▶ Set problem:
Set down, in full, every record in the block.

▶ Dataset entries:

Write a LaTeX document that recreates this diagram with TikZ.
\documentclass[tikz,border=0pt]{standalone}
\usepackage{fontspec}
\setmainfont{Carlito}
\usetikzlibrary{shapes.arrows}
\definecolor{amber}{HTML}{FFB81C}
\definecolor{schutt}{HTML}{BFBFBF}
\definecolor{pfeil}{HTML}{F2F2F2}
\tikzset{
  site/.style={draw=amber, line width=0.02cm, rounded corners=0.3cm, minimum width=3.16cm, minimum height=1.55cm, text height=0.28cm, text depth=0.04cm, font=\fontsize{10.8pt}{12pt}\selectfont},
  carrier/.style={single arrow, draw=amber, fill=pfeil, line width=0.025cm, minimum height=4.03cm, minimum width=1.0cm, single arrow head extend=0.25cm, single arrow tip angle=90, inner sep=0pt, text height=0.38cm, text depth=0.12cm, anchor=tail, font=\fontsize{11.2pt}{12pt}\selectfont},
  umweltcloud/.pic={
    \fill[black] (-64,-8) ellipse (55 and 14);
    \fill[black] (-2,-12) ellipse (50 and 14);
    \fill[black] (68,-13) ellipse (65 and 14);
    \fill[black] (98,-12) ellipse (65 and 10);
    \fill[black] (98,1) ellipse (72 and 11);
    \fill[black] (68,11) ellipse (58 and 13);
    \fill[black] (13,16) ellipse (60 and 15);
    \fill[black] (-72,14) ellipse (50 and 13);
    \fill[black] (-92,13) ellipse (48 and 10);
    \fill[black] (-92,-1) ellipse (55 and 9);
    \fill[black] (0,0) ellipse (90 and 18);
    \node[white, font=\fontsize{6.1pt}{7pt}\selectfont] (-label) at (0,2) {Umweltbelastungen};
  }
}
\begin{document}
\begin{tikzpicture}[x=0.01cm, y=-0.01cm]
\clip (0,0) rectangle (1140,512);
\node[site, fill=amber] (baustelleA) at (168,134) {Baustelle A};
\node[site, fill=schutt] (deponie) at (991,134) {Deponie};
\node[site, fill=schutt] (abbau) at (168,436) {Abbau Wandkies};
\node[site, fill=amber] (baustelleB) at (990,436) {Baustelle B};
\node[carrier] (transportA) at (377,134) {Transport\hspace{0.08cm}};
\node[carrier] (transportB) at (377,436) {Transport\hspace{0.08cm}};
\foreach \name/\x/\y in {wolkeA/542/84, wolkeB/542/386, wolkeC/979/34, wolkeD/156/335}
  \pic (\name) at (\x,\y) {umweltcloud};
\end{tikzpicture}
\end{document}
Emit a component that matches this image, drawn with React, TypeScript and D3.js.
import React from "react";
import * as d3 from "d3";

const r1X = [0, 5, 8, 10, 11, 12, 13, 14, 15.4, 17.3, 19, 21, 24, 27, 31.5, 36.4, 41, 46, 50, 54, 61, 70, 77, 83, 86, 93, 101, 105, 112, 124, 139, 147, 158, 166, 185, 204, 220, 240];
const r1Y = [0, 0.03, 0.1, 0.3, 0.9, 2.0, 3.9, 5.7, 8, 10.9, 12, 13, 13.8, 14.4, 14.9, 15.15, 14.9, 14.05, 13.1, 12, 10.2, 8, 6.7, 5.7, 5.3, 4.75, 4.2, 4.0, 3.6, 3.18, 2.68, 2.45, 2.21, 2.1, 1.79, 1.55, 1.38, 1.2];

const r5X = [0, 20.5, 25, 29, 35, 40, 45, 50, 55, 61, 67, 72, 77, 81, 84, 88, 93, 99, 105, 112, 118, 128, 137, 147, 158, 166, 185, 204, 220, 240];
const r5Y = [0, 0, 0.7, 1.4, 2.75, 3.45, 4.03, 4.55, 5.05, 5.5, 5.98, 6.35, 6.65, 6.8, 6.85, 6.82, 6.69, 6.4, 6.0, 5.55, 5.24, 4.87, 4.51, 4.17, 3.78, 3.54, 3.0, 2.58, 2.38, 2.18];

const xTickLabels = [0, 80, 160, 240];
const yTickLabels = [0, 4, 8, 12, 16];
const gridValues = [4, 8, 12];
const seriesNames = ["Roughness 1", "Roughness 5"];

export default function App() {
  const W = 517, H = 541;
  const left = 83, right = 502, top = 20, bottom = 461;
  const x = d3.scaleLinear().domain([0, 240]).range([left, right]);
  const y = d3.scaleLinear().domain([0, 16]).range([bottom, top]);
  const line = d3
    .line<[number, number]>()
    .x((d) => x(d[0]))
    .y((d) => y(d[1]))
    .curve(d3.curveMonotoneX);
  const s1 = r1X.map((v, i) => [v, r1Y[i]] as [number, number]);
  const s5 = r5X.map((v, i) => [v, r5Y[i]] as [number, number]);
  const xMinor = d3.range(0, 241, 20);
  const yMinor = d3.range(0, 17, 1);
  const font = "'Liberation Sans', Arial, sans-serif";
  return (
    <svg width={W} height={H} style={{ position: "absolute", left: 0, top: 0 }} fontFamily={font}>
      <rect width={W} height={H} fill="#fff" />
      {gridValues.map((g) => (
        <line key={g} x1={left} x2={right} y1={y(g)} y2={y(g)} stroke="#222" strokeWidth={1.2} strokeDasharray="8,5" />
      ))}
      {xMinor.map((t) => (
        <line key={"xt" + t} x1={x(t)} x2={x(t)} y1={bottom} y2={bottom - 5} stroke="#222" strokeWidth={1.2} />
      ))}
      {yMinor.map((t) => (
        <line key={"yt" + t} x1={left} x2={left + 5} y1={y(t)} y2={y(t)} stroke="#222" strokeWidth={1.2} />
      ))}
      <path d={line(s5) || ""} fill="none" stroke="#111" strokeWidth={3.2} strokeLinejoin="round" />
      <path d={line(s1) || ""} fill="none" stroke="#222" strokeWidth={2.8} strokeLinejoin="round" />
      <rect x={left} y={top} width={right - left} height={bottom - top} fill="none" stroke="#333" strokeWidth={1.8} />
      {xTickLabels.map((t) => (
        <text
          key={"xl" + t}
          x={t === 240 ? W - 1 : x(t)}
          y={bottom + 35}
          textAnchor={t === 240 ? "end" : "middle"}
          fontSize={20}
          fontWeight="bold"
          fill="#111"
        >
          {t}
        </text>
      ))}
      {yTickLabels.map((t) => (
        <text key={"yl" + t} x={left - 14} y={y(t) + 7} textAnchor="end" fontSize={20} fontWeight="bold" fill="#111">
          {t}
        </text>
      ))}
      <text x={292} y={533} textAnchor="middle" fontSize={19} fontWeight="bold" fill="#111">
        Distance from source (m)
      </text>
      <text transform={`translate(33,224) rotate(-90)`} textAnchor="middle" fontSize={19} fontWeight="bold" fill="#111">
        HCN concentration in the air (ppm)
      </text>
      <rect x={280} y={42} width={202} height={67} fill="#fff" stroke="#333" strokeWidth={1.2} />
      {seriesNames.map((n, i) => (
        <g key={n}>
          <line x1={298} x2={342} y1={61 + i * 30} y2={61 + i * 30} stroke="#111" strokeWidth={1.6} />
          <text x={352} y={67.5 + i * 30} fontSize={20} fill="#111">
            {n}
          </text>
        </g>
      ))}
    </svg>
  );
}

▶ Full answer:
Write a LaTeX document that recreates this diagram with TikZ.
\documentclass[tikz,border=0pt]{standalone}
\usepackage{fontspec}
\setmainfont{Carlito}
\usetikzlibrary{shapes.arrows}
\definecolor{amber}{HTML}{FFB81C}
\definecolor{schutt}{HTML}{BFBFBF}
\definecolor{pfeil}{HTML}{F2F2F2}
\tikzset{
  site/.style={draw=amber, line width=0.02cm, rounded corners=0.3cm, minimum width=3.16cm, minimum height=1.55cm, text height=0.28cm, text depth=0.04cm, font=\fontsize{10.8pt}{12pt}\selectfont},
  carrier/.style={single arrow, draw=amber, fill=pfeil, line width=0.025cm, minimum height=4.03cm, minimum width=1.0cm, single arrow head extend=0.25cm, single arrow tip angle=90, inner sep=0pt, text height=0.38cm, text depth=0.12cm, anchor=tail, font=\fontsize{11.2pt}{12pt}\selectfont},
  umweltcloud/.pic={
    \fill[black] (-64,-8) ellipse (55 and 14);
    \fill[black] (-2,-12) ellipse (50 and 14);
    \fill[black] (68,-13) ellipse (65 and 14);
    \fill[black] (98,-12) ellipse (65 and 10);
    \fill[black] (98,1) ellipse (72 and 11);
    \fill[black] (68,11) ellipse (58 and 13);
    \fill[black] (13,16) ellipse (60 and 15);
    \fill[black] (-72,14) ellipse (50 and 13);
    \fill[black] (-92,13) ellipse (48 and 10);
    \fill[black] (-92,-1) ellipse (55 and 9);
    \fill[black] (0,0) ellipse (90 and 18);
    \node[white, font=\fontsize{6.1pt}{7pt}\selectfont] (-label) at (0,2) {Umweltbelastungen};
  }
}
\begin{document}
\begin{tikzpicture}[x=0.01cm, y=-0.01cm]
\clip (0,0) rectangle (1140,512);
\node[site, fill=amber] (baustelleA) at (168,134) {Baustelle A};
\node[site, fill=schutt] (deponie) at (991,134) {Deponie};
\node[site, fill=schutt] (abbau) at (168,436) {Abbau Wandkies};
\node[site, fill=amber] (baustelleB) at (990,436) {Baustelle B};
\node[carrier] (transportA) at (377,134) {Transport\hspace{0.08cm}};
\node[carrier] (transportB) at (377,436) {Transport\hspace{0.08cm}};
\foreach \name/\x/\y in {wolkeA/542/84, wolkeB/542/386, wolkeC/979/34, wolkeD/156/335}
  \pic (\name) at (\x,\y) {umweltcloud};
\end{tikzpicture}
\end{document}
Emit a component that matches this image, drawn with React, TypeScript and D3.js.
import React from "react";
import * as d3 from "d3";

const r1X = [0, 5, 8, 10, 11, 12, 13, 14, 15.4, 17.3, 19, 21, 24, 27, 31.5, 36.4, 41, 46, 50, 54, 61, 70, 77, 83, 86, 93, 101, 105, 112, 124, 139, 147, 158, 166, 185, 204, 220, 240];
const r1Y = [0, 0.03, 0.1, 0.3, 0.9, 2.0, 3.9, 5.7, 8, 10.9, 12, 13, 13.8, 14.4, 14.9, 15.15, 14.9, 14.05, 13.1, 12, 10.2, 8, 6.7, 5.7, 5.3, 4.75, 4.2, 4.0, 3.6, 3.18, 2.68, 2.45, 2.21, 2.1, 1.79, 1.55, 1.38, 1.2];

const r5X = [0, 20.5, 25, 29, 35, 40, 45, 50, 55, 61, 67, 72, 77, 81, 84, 88, 93, 99, 105, 112, 118, 128, 137, 147, 158, 166, 185, 204, 220, 240];
const r5Y = [0, 0, 0.7, 1.4, 2.75, 3.45, 4.03, 4.55, 5.05, 5.5, 5.98, 6.35, 6.65, 6.8, 6.85, 6.82, 6.69, 6.4, 6.0, 5.55, 5.24, 4.87, 4.51, 4.17, 3.78, 3.54, 3.0, 2.58, 2.38, 2.18];

const xTickLabels = [0, 80, 160, 240];
const yTickLabels = [0, 4, 8, 12, 16];
const gridValues = [4, 8, 12];
const seriesNames = ["Roughness 1", "Roughness 5"];

export default function App() {
  const W = 517, H = 541;
  const left = 83, right = 502, top = 20, bottom = 461;
  const x = d3.scaleLinear().domain([0, 240]).range([left, right]);
  const y = d3.scaleLinear().domain([0, 16]).range([bottom, top]);
  const line = d3
    .line<[number, number]>()
    .x((d) => x(d[0]))
    .y((d) => y(d[1]))
    .curve(d3.curveMonotoneX);
  const s1 = r1X.map((v, i) => [v, r1Y[i]] as [number, number]);
  const s5 = r5X.map((v, i) => [v, r5Y[i]] as [number, number]);
  const xMinor = d3.range(0, 241, 20);
  const yMinor = d3.range(0, 17, 1);
  const font = "'Liberation Sans', Arial, sans-serif";
  return (
    <svg width={W} height={H} style={{ position: "absolute", left: 0, top: 0 }} fontFamily={font}>
      <rect width={W} height={H} fill="#fff" />
      {gridValues.map((g) => (
        <line key={g} x1={left} x2={right} y1={y(g)} y2={y(g)} stroke="#222" strokeWidth={1.2} strokeDasharray="8,5" />
      ))}
      {xMinor.map((t) => (
        <line key={"xt" + t} x1={x(t)} x2={x(t)} y1={bottom} y2={bottom - 5} stroke="#222" strokeWidth={1.2} />
      ))}
      {yMinor.map((t) => (
        <line key={"yt" + t} x1={left} x2={left + 5} y1={y(t)} y2={y(t)} stroke="#222" strokeWidth={1.2} />
      ))}
      <path d={line(s5) || ""} fill="none" stroke="#111" strokeWidth={3.2} strokeLinejoin="round" />
      <path d={line(s1) || ""} fill="none" stroke="#222" strokeWidth={2.8} strokeLinejoin="round" />
      <rect x={left} y={top} width={right - left} height={bottom - top} fill="none" stroke="#333" strokeWidth={1.8} />
      {xTickLabels.map((t) => (
        <text
          key={"xl" + t}
          x={t === 240 ? W - 1 : x(t)}
          y={bottom + 35}
          textAnchor={t === 240 ? "end" : "middle"}
          fontSize={20}
          fontWeight="bold"
          fill="#111"
        >
          {t}
        </text>
      ))}
      {yTickLabels.map((t) => (
        <text key={"yl" + t} x={left - 14} y={y(t) + 7} textAnchor="end" fontSize={20} fontWeight="bold" fill="#111">
          {t}
        </text>
      ))}
      <text x={292} y={533} textAnchor="middle" fontSize={19} fontWeight="bold" fill="#111">
        Distance from source (m)
      </text>
      <text transform={`translate(33,224) rotate(-90)`} textAnchor="middle" fontSize={19} fontWeight="bold" fill="#111">
        HCN concentration in the air (ppm)
      </text>
      <rect x={280} y={42} width={202} height={67} fill="#fff" stroke="#333" strokeWidth={1.2} />
      {seriesNames.map((n, i) => (
        <g key={n}>
          <line x1={298} x2={342} y1={61 + i * 30} y2={61 + i * 30} stroke="#111" strokeWidth={1.6} />
          <text x={352} y={67.5 + i * 30} fontSize={20} fill="#111">
            {n}
          </text>
        </g>
      ))}
    </svg>
  );
}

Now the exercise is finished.